____ Data segment

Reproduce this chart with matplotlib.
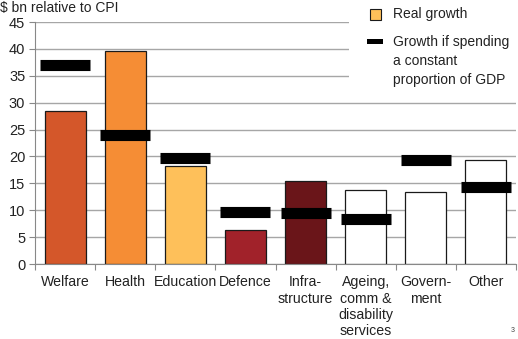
import numpy as np
import matplotlib.pyplot as plt
from matplotlib.patches import Rectangle

plt.rcParams['font.family'] = ['Liberation Sans', 'DejaVu Sans']

categories = ["Welfare", "Health", "Education", "Defence", "Infra-\nstructure",
              "Ageing,\ncomm &\ndisability\nservices", "Govern-\nment", "Other"]
real_growth = [28.4, 39.6, 18.2, 6.3, 15.4, 13.8, 13.3, 19.4]
gdp_growth = [37.0, 23.9, 19.8, 9.7, 9.4, 8.3, 19.4, 14.3]
bar_colors = ["#D4572A", "#F58D35", "#FEC05A", "#A1222A", "#6A1519",
              "white", "white", "white"]

W, H = 518, 339


def fx(px):
    return px / W


def fy(py):
    return 1 - py / H


fig = plt.figure(figsize=(5.18, 3.39), dpi=100)
ax = fig.add_axes([fx(35), fy(264), 481 / W, 242 / H])

x = np.arange(len(categories))
ax.bar(x, real_growth, width=0.68, color=bar_colors, edgecolor="#1a1a1a",
       linewidth=0.9, zorder=2)
ax.hlines(gdp_growth, x - 0.415, x + 0.415, colors="black", linewidth=8,
          capstyle="butt", zorder=3)

ax.set_xlim(-0.5, len(categories) - 0.5)
ax.set_ylim(0, 45)
ax.set_yticks(np.arange(0, 46, 5))
ax.yaxis.grid(True, color="#A6A6A6", linewidth=1.0, zorder=0)
ax.set_axisbelow(True)

ax.set_xticks(np.arange(-0.5, len(categories), 1.0))
ax.set_xticklabels([])
ax.set_xticks(x, minor=True)
ax.set_xticklabels(categories, minor=True, fontsize=10.2, color="#222222",
                   linespacing=1.22, va="top")
ax.tick_params(axis="x", which="minor", length=0, pad=8)
ax.tick_params(axis="x", which="major", length=4, color="#888888")
ax.tick_params(axis="y", length=4, color="#888888", labelsize=10.5,
               labelcolor="#222222", pad=3)

for s in ["top", "right"]:
    ax.spines[s].set_visible(False)
for s in ["left", "bottom"]:
    ax.spines[s].set_color("#888888")

# legend drawn by hand, on a white box that hides the gridlines behind it
fig.patches.append(Rectangle((fx(349), fy(90)), fx(518) - fx(349), 90 / H,
                             transform=fig.transFigure, facecolor="white",
                             edgecolor="none", zorder=5))
fig.patches.append(Rectangle((fx(370), fy(20)), 11 / W, 11 / H,
                             transform=fig.transFigure, facecolor="#FEC05A",
                             edgecolor="#1a1a1a", linewidth=0.8, zorder=6))
fig.patches.append(Rectangle((fx(367), fy(44)), 16 / W, 5 / H,
                             transform=fig.transFigure, facecolor="black",
                             edgecolor="none", zorder=6))
fig.text(fx(393), fy(14), "Real growth", fontsize=10, color="#222222",
         va="center", ha="left", zorder=7)
fig.text(fx(393), fy(42), "Growth if spending", fontsize=10, color="#222222",
         va="center", ha="left", zorder=7)
fig.text(fx(393), fy(61), "a constant", fontsize=10, color="#222222",
         va="center", ha="left", zorder=7)
fig.text(fx(393), fy(80), "proportion of GDP", fontsize=10, color="#222222",
         va="center", ha="left", zorder=7)

fig.text(0.0, fy(1), r"\$ bn relative to CPI", fontsize=10,
         color="#222222", va="top", ha="left")
fig.text(fx(513), fy(330), "3", fontsize=5, color="#444444",
         ha="center", va="center")

fig.savefig("out.png", dpi=100)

________

▶ _Required task_
Look through the material above. Copy each line where the word "matplotlib" appears.

▶ _Completed task_
Reproduce this chart with matplotlib.
import matplotlib.pyplot as plt
from matplotlib.patches import Rectangle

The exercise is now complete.